Earlier this week I was reading in Philemon and was really encouraged by the Lord and what He's been doing in my life. On the side, I am amazed and instructed by Paul's tact as he handles a very delicate situation with grace and wisdom. But what really hit me was his statement to Philemon in verses 4-5, especially how Paul is thankful for Phil's "love for all the saints."

This is something that God has really been showing me in the past year or two and it's been exciting to see His hand at work. For quite a few years in campus ministry, there was a real feeling of "turfism" for me. I would never come out and say that we were in competition with each other, but somewhere deep down that's exactly how I felt. If another ministry was more successful, I would feel like a failure.
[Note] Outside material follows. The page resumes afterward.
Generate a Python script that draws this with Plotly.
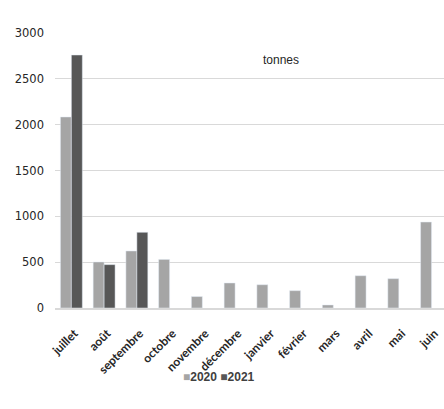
import plotly.graph_objects as go

months = ["juillet", "août", "septembre", "octobre", "novembre", "décembre",
          "janvier", "février", "mars", "avril", "mai", "juin"]
v2020 = [2084, 502, 622, 530, 125, 273, 254, 189, 33, 352, 320, 938]
v2021 = [2760, 473, 826, None, None, None, None, None, None, None, None, None]
series = [("2020", v2020, "#a5a5a5"), ("2021", v2021, "#575757")]

fig = go.Figure()
for name, vals, col in series:
    fig.add_trace(go.Bar(x=months, y=vals, name=name, marker_color=col, showlegend=False))

legend_text = "&nbsp;".join(
    f"<span style='color:{col}'>■</span><b>{name}</b>" for name, _, col in series)

fig.update_layout(
    width=444, height=409,
    margin=dict(l=55, r=0, t=33, b=101, autoexpand=False),
    plot_bgcolor="white", paper_bgcolor="white",
    barmode="group", bargap=0.33, bargroupgap=0,
    font=dict(family="Liberation Sans, Arial", color="#404040", size=11),
    annotations=[
        dict(text="tonnes", x=6.4, y=2705, xref="x", yref="y", showarrow=False,
             font=dict(family="Liberation Sans, Arial", size=12, color="#262626")),
        dict(text=legend_text, x=0.421, y=-0.2495, xref="paper", yref="paper",
             xanchor="center", yanchor="middle", showarrow=False,
             font=dict(family="Liberation Sans, Arial", size=12, color="#404040")),
    ],
)
fig.update_yaxes(range=[0, 3000], dtick=500, showgrid=True, gridcolor="#d9d9d9",
                 zeroline=False, ticks="", ticklabelstandoff=10,
                 tickfont=dict(family="DejaVu Sans", size=11.5, color="#262626"))
fig.update_xaxes(range=[-0.5, 11.38], tickangle=-45, showline=True, linecolor="#d9d9d9",
                 linewidth=1.5, automargin=False, ticklabelstandoff=12, ticklabelshift=3,
                 tickfont=dict(family="Lato, Liberation Sans", size=12, weight="bold",
                               color="#262626"))

fig.write_html("out.html", config={"displayModeBar": False},
               post_script="document.body.style.margin='0';document.body.style.overflow='hidden';")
If a student chose to get involved somewhere else, I would wrestle with feelings of inferiority. And any time I heard of the amazing things God was doing somewhere else, I would wonder what was wrong with me and why He wasn't doing those amazing things in our midst as well.

It's been a long process, and although I am well-versed in making a short story long (and a long story even longer) I'll zoom past all of that and just detail a few of the things that have happened recently. Instead of viewing others as competitors or rivals, the Lord has showed me that I can learn from them and we can be mutually encouraged by each other. I've been able to begin developing relationships with other campus ministers (both here at Northwest and at other campuses) that have proved to be incredibly useful in my life - for insight, encouragement, humility, instruction, and friendship.

It's very easy to draw lines in the Christian sand and divide the body into tiny pieces, rather than seeing what we have in common and Whose Kingdom we are all trying to promote. And more than anything else, I think that's what God has been developing in me - a Kingdom mindset. I now pray for those other ministers and the ministries they lead, because when one part of the body succeeds, we should all rejoice! And in the process I have begun to accept and even love the way God has made me to be - that I don't have to look like anyone else or be like anyone else, but that my best contribution to His Kingdom will be to fully surrender to Him, allow Him to work through me, and strive to become all that He designed me to be.

1 comment:

Anonymous said...

I love you, and I am so proud of you.